Cari fratelli e sorelle, questo ci introduce nel mistero forse più profondo di quest’anima eletta: la sua partecipazione al mistero redentivo.

Leggendo il Diario di un curato di campagna di G. Bernanos, Benedetta scoprì il senso della sua sofferenza. Un’amica le aveva ricopiato il brano dove il giovane sacerdote scopre la sua chiamata a rimanere con Cristo nell’Orto degli ulivi. Benedetta a tale lettura dice all’amica: "non dire che è duro: è sublime!". Più tardi alla stessa amica dirà: "mi ritrovo nell’Orto degli ulivi". E sempre nello stesso giorno, il 27 febbraio 1963, andava mormorando le parole di S. Caterina: "la memoria s’è empiuta di sangue".

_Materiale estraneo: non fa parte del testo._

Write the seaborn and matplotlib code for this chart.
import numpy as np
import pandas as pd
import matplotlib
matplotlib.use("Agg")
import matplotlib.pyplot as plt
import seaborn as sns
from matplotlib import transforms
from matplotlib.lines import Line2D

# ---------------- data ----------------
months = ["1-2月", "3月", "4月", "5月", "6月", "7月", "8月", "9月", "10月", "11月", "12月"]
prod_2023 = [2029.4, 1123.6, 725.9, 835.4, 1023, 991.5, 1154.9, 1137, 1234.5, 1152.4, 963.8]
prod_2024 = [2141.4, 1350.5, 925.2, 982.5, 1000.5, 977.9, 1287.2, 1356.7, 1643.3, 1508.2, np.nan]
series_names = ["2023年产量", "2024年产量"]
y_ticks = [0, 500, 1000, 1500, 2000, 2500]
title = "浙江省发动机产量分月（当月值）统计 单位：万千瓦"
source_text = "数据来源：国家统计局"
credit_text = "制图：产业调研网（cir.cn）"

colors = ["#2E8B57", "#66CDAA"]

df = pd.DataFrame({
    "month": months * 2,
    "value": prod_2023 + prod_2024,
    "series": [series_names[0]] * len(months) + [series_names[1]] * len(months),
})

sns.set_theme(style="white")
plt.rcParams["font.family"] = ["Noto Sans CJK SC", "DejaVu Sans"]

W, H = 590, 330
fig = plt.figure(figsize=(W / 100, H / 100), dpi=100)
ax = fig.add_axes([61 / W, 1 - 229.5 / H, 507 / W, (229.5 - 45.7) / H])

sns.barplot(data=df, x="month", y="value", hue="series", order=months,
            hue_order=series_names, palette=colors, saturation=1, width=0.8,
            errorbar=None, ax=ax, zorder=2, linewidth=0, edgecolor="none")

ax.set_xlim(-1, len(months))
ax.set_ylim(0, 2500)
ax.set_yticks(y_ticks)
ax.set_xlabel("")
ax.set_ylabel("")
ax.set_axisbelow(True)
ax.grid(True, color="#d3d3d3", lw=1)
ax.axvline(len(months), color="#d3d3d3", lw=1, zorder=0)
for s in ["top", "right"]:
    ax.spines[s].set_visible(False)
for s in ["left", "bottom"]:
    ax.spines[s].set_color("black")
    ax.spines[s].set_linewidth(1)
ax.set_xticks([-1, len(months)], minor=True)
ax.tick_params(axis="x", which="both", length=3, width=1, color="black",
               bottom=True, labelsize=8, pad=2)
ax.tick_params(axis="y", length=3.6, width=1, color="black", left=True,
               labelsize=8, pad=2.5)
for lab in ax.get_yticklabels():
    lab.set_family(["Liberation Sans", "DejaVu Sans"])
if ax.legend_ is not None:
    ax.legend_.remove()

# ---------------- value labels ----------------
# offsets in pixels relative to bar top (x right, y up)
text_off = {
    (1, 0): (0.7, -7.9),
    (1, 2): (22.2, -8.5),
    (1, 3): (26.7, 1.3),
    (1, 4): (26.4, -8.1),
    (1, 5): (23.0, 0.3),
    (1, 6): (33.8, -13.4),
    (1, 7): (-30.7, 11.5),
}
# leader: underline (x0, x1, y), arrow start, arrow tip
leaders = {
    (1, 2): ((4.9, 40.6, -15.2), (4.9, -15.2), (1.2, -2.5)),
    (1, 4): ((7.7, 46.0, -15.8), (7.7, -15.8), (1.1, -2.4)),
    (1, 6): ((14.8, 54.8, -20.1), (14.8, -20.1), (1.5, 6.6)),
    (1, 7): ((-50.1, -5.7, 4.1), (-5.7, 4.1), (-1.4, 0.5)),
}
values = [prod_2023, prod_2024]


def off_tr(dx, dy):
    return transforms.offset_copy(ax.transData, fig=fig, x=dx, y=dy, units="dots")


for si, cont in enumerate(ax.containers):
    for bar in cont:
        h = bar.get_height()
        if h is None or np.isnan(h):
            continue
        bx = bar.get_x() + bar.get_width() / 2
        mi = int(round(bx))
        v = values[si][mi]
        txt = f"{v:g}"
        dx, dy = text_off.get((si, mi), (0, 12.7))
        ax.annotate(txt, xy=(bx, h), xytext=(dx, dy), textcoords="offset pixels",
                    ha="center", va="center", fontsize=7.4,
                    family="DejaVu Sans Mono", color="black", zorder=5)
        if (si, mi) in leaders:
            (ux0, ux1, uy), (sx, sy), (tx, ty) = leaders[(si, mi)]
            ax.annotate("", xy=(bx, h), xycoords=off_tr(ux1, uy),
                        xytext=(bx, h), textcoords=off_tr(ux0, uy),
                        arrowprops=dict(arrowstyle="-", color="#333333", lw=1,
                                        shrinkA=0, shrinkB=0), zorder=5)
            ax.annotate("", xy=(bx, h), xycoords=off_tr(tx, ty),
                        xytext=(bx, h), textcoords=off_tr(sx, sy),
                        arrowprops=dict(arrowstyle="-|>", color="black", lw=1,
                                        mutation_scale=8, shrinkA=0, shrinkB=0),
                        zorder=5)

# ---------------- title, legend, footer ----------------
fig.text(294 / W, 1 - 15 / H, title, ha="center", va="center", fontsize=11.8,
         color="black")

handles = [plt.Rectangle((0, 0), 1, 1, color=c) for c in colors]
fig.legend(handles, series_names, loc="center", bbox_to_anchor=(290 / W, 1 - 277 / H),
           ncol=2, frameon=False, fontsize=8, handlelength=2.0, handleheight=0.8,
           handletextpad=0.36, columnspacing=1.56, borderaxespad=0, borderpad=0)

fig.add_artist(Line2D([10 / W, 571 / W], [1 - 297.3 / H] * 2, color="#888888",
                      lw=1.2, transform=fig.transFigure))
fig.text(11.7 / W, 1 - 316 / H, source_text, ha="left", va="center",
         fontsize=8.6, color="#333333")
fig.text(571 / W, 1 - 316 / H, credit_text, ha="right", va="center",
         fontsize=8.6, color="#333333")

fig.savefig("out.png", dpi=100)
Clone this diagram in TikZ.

Cari fratelli e sorelle, nel Getzemani Gesù rimprovera gli apostoli perché dormivano, e non gli tenevano compagnia mentre Egli affrontava il grande scontro redentivo col male. Così avviene ancora nella Chiesa. Benedetta vive l’agonia di Cristo vero la metà degli anni sessanta, quando si stava preparando la più grande contestazione alla proposta cristiana. Forse noi pastori meritammo il rimprovero di Cristo? Ma vicino a Cristo e con Cristo c’era Benedetta, come a S. Giovanni Rotondo c’era Padre Pio, e tanti altri che conosceremo in Paradiso. Essi non dormivano. Essi hanno portato il peso dell’incredulità moderna.

Cari fratelli e sorelle, quale grande dono il Signore ha fatto alla nostra Regione! Voglia Benedetta intercedere per essa, perché non si smarrisca nel deserto devastante di un vivere senza Dio.